Tuesday, October 23, 2012

Designing Object Systems - Banksters Greatest Fear?

Designing Object Systems is a 1994 paper that can be viewed here.  It is good stuff, for its time, about object oriented system design.

www.syntropy.co.uk/syntropy/designing-object-systems.pdf

I found this selection to be interesting because it presents the conflict between an object system design and the existing rigid and disciplined design management process (the one that is currently working, as old as it may be).

The introduction of new techniques, new ways of organising software and new working practices is likely to change matters in the future. Although we are not convinced that component-based software reuse will bring significant benefits as quickly as many people claim, it is clearly a factor which, if carefully managed, could make some aspects of software construction more routine. As important will be the impact of standardised software architectures, giving designers a head-start by providing proven frameworks for particular kinds of systems.
For the moment, though, we feel it necessary to separate clearly the design process from the management process. The design process is the process by which the designer’s skills are harnessed and directed. As befits a creative process, it cannot be rigid and constraining. By contrast, the management process must be rigid and disciplined because it is the basis for important commercial decisions, the kind of decisions influenced entirely by logic not beauty, and underwritten by the root of commerce: money

Double entry bookkeeping is the oldest of money system designs underwritten by the root of commerce: Money.  Is it surprising that in my prior post regarding double entry bookkeeping I cite one person that sees Object Oriented System design as a great threat to the system.

The significance of a thing in this fear oriented, threat oriented world is determined by the degree of fear it instills and the meaning of the threat to those that fear it.

Is object oriented thinking the greatest threat to the banking system.  That is a strange situation.  Object orientation is the current chosen methodology for managing systems.  Banks use it to model and implement their systems.  Big business uses it for all their business, uses it to essentially define their entire business structure.  If the application of the object model says that the business must restructure practices based on what the object model obviously points out is the best conceptual structure for the business practice, the business will implement it.

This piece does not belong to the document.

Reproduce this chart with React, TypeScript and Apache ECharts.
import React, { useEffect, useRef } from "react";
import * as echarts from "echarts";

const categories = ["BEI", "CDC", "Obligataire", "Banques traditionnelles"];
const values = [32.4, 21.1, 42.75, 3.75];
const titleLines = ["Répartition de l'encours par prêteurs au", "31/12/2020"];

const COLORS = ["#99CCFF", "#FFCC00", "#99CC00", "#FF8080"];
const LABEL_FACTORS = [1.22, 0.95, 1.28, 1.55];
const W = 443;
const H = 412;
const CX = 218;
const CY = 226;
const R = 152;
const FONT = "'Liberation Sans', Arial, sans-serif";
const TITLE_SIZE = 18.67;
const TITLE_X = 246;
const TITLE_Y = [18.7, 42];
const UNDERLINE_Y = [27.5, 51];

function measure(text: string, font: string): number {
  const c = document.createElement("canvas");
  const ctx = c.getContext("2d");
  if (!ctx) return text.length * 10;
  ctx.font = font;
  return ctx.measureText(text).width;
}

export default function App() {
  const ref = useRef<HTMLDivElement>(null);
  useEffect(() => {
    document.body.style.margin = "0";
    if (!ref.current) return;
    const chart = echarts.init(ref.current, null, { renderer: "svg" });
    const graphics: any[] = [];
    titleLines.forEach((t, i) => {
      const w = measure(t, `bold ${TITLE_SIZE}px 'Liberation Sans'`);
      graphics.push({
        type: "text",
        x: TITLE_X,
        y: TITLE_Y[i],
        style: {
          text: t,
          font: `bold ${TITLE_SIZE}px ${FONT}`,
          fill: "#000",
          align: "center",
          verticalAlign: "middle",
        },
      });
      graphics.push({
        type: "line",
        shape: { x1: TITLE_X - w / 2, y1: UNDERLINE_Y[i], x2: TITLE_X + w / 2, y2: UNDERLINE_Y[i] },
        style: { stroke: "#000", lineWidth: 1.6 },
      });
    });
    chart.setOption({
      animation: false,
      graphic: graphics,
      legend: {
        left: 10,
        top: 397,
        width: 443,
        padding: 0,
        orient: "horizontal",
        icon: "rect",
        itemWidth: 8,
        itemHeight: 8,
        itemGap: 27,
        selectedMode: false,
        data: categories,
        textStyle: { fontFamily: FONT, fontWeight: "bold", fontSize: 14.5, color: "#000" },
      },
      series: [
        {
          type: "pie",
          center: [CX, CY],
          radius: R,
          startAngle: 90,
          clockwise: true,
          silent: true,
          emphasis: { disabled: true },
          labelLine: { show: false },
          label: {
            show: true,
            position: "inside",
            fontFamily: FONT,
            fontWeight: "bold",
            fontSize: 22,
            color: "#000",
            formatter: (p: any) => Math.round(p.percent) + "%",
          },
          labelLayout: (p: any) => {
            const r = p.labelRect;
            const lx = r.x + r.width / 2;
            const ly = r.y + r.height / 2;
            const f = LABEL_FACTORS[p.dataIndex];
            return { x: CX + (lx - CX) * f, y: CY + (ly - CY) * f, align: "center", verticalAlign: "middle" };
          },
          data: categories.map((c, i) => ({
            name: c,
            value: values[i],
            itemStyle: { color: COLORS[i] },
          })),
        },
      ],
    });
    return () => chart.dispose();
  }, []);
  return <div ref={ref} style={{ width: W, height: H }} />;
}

The object model tells me that debt free money is the best object model for the banking system.

The banking system is smart.   It is a big business.  It knows object oriented system design and its application to business practices.  Their fundamental system, the balance of debt to assets where all money is debt money (bank asset) balancing the liability created by loaning the asset is challenged by a better system.  

That better system in my opinion is to retain the double entry system up one notch from residing at the bank level to residing at the government level where all money created by the government is a conceptual liability but is a real object asset at the bank level.  That is a shift in power to create money to the government which is its sovereign right.  

Where else might I find a growing fear on the part of big banking about what might be the result of applying our best object oriented  system design and implementation methodologies to their business of money?  Will banksters begin an inquisition of object oriented heretical economic thinkers that say debt free money is the super class object of the money system that must replace the old system of debt money?

I should search around with google to find signs of bankster fear of applying object oriented thinking to the core of their business model.  Fear expressed as unreasonable response to the truth.